What is Reverse Mortgage?
Reverse Mortgage is a concept that is completely opposite to that of a mortgage loan. Under reverse mortgage, senior citizens above the age of 60 can choose to mortgage their property to a bank, and in return, receive regular payments from them. The best part about a reverse mortgage is that the borrowers do not need to vacate their house and can continue to stay for the rest of their life.
In the case of reverse mortgage, the value of the property is derived basis different factors such as demand and supply, prices of immovable property, current market value and interest rate. Once the property’s value is determined, the bank lends the borrower a certain amount in the form of a loan at regular intervals. It is to be noted that with the reception of each payment from the bank, the equity of the borrower in the house decreases.

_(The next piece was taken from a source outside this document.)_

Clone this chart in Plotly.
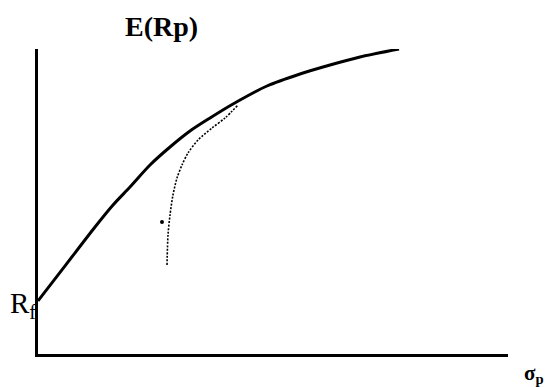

Let’s check out some of the important benefits of reverse mortgage.
Benefits of Reverse Mortgage
Reverse mortgage helps senior citizens become financially independent, and hence, they do not have to rely on their children for financial support. Moreover, the funds obtained through reverse mortgage can be used for any purpose as per the needs of the borrower.
Minimum eligibility criteria
Senior citizens who own a residential house and are above 60 years of age can easily avail a reverse mortgage loan. The residential house must be in the name of the borrower, or jointly with their spouse.
Since reverse mortgage comes with a long tenure, senior citizens can ensure a steady flow of income to manage their routine expenses.
In the case of reverse mortgage, banks re-evaluate the property after every 5 years. Hence, if the value of the property increases over time, borrowers can increase the loan value and avail a higher lump sum amount.
Under the Income Tax Act, 1961, the amount obtained through a reverse mortgage is eligible for tax deductions. However, a capital gain tax will be charged at the time of alienating the mortgaged property in order to repay the loan.
Though there are numerous benefits of a reverse mortgage loan, most people are a bit hesitant to mortgage their property to a bank as they wish to transfer the property to their children.
Reverse mortgage can help borrowers lead a financially stable life even post-retirement, and hence opting for it wouldn’t be a bad decision. Lastly, it is advisable to compare various aspects such as interest rate, application process, customer service, etc. of different banks before applying for reverse mortgage. In case of any query, it is best to seek the help of a financial expert to help you make a well-informed decision.